EXERCISE REQUIREMENTS: Skip every picture and transcribe the remaining material exactly.
[start INFORMATION SUPPLIED]
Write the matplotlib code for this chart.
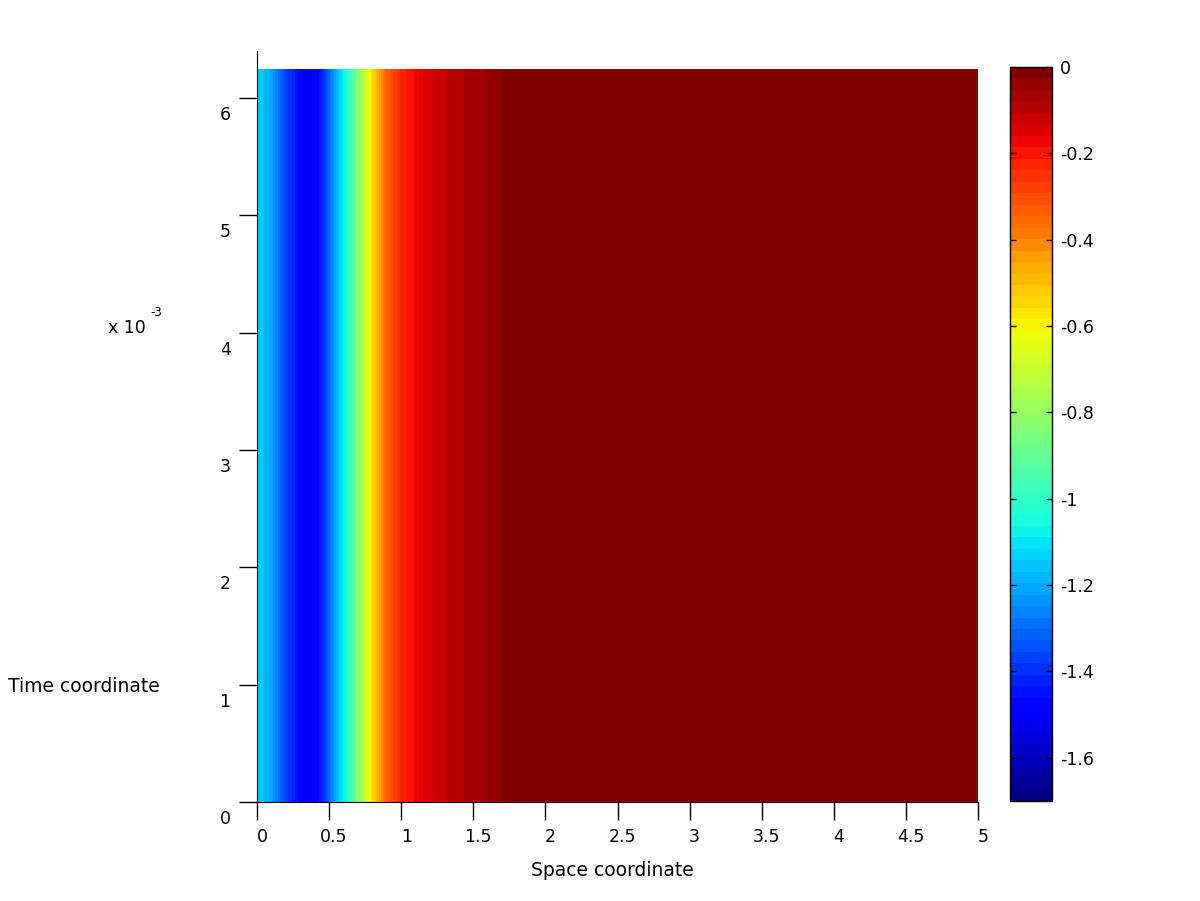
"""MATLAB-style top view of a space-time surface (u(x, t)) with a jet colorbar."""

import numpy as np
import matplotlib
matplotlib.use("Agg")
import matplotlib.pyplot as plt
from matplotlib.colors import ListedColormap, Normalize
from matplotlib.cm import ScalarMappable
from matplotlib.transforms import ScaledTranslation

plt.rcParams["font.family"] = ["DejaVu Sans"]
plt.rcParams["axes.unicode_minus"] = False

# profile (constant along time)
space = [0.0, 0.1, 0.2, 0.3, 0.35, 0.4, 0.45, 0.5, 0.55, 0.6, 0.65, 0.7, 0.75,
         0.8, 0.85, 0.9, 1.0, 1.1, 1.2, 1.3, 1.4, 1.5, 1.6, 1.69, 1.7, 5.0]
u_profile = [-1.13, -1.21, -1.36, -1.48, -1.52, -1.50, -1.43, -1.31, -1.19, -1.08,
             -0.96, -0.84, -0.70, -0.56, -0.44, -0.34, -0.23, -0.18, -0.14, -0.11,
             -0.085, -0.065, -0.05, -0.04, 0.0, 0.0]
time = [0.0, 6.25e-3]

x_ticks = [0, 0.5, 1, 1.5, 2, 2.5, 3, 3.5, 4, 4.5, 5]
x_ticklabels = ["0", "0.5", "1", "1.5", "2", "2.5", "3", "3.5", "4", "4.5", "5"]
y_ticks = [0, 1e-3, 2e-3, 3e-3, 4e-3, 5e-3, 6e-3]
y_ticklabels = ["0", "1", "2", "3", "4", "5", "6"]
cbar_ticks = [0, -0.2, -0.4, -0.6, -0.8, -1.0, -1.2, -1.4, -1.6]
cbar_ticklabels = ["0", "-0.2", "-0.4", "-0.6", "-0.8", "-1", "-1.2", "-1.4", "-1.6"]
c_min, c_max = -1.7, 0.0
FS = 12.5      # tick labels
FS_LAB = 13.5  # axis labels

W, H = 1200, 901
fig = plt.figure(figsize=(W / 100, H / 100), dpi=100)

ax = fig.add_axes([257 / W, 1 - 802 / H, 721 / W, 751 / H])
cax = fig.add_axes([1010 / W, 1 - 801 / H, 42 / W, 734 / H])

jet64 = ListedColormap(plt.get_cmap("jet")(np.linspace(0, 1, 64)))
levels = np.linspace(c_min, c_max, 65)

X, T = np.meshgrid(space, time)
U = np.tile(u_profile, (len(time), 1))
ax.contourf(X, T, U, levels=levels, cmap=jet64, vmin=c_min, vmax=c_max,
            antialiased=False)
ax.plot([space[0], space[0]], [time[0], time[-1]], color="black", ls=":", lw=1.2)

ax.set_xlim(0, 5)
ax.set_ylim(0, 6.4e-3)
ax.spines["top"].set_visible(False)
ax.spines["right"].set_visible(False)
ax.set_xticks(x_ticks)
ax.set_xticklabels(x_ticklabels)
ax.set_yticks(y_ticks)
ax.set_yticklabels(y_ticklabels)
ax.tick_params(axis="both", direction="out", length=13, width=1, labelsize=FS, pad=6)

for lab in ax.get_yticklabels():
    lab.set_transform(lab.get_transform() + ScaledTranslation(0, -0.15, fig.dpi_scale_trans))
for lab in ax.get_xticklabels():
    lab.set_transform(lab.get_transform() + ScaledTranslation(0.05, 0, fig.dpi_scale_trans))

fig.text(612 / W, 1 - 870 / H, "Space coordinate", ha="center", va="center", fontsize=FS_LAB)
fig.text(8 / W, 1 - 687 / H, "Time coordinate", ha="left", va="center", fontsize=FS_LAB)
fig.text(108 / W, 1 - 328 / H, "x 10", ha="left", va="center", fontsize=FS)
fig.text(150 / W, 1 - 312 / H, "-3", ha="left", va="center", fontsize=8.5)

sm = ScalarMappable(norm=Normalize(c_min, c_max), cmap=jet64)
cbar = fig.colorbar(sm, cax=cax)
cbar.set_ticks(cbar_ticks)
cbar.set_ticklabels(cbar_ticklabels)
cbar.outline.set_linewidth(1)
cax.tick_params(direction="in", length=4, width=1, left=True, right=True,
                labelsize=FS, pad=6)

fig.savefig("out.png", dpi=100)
[end INFORMATION SUPPLIED]
RESPONSE TO THE TASK:
Write the matplotlib code for this chart.
"""MATLAB-style top view of a space-time surface (u(x, t)) with a jet colorbar."""

import numpy as np
import matplotlib
matplotlib.use("Agg")
import matplotlib.pyplot as plt
from matplotlib.colors import ListedColormap, Normalize
from matplotlib.cm import ScalarMappable
from matplotlib.transforms import ScaledTranslation

plt.rcParams["font.family"] = ["DejaVu Sans"]
plt.rcParams["axes.unicode_minus"] = False

# profile (constant along time)
space = [0.0, 0.1, 0.2, 0.3, 0.35, 0.4, 0.45, 0.5, 0.55, 0.6, 0.65, 0.7, 0.75,
         0.8, 0.85, 0.9, 1.0, 1.1, 1.2, 1.3, 1.4, 1.5, 1.6, 1.69, 1.7, 5.0]
u_profile = [-1.13, -1.21, -1.36, -1.48, -1.52, -1.50, -1.43, -1.31, -1.19, -1.08,
             -0.96, -0.84, -0.70, -0.56, -0.44, -0.34, -0.23, -0.18, -0.14, -0.11,
             -0.085, -0.065, -0.05, -0.04, 0.0, 0.0]
time = [0.0, 6.25e-3]

x_ticks = [0, 0.5, 1, 1.5, 2, 2.5, 3, 3.5, 4, 4.5, 5]
x_ticklabels = ["0", "0.5", "1", "1.5", "2", "2.5", "3", "3.5", "4", "4.5", "5"]
y_ticks = [0, 1e-3, 2e-3, 3e-3, 4e-3, 5e-3, 6e-3]
y_ticklabels = ["0", "1", "2", "3", "4", "5", "6"]
cbar_ticks = [0, -0.2, -0.4, -0.6, -0.8, -1.0, -1.2, -1.4, -1.6]
cbar_ticklabels = ["0", "-0.2", "-0.4", "-0.6", "-0.8", "-1", "-1.2", "-1.4", "-1.6"]
c_min, c_max = -1.7, 0.0
FS = 12.5      # tick labels
FS_LAB = 13.5  # axis labels

W, H = 1200, 901
fig = plt.figure(figsize=(W / 100, H / 100), dpi=100)

ax = fig.add_axes([257 / W, 1 - 802 / H, 721 / W, 751 / H])
cax = fig.add_axes([1010 / W, 1 - 801 / H, 42 / W, 734 / H])

jet64 = ListedColormap(plt.get_cmap("jet")(np.linspace(0, 1, 64)))
levels = np.linspace(c_min, c_max, 65)

X, T = np.meshgrid(space, time)
U = np.tile(u_profile, (len(time), 1))
ax.contourf(X, T, U, levels=levels, cmap=jet64, vmin=c_min, vmax=c_max,
            antialiased=False)
ax.plot([space[0], space[0]], [time[0], time[-1]], color="black", ls=":", lw=1.2)

ax.set_xlim(0, 5)
ax.set_ylim(0, 6.4e-3)
ax.spines["top"].set_visible(False)
ax.spines["right"].set_visible(False)
ax.set_xticks(x_ticks)
ax.set_xticklabels(x_ticklabels)
ax.set_yticks(y_ticks)
ax.set_yticklabels(y_ticklabels)
ax.tick_params(axis="both", direction="out", length=13, width=1, labelsize=FS, pad=6)

for lab in ax.get_yticklabels():
    lab.set_transform(lab.get_transform() + ScaledTranslation(0, -0.15, fig.dpi_scale_trans))
for lab in ax.get_xticklabels():
    lab.set_transform(lab.get_transform() + ScaledTranslation(0.05, 0, fig.dpi_scale_trans))

fig.text(612 / W, 1 - 870 / H, "Space coordinate", ha="center", va="center", fontsize=FS_LAB)
fig.text(8 / W, 1 - 687 / H, "Time coordinate", ha="left", va="center", fontsize=FS_LAB)
fig.text(108 / W, 1 - 328 / H, "x 10", ha="left", va="center", fontsize=FS)
fig.text(150 / W, 1 - 312 / H, "-3", ha="left", va="center", fontsize=8.5)

sm = ScalarMappable(norm=Normalize(c_min, c_max), cmap=jet64)
cbar = fig.colorbar(sm, cax=cax)
cbar.set_ticks(cbar_ticks)
cbar.set_ticklabels(cbar_ticklabels)
cbar.outline.set_linewidth(1)
cax.tick_params(direction="in", length=4, width=1, left=True, right=True,
                labelsize=FS, pad=6)

fig.savefig("out.png", dpi=100)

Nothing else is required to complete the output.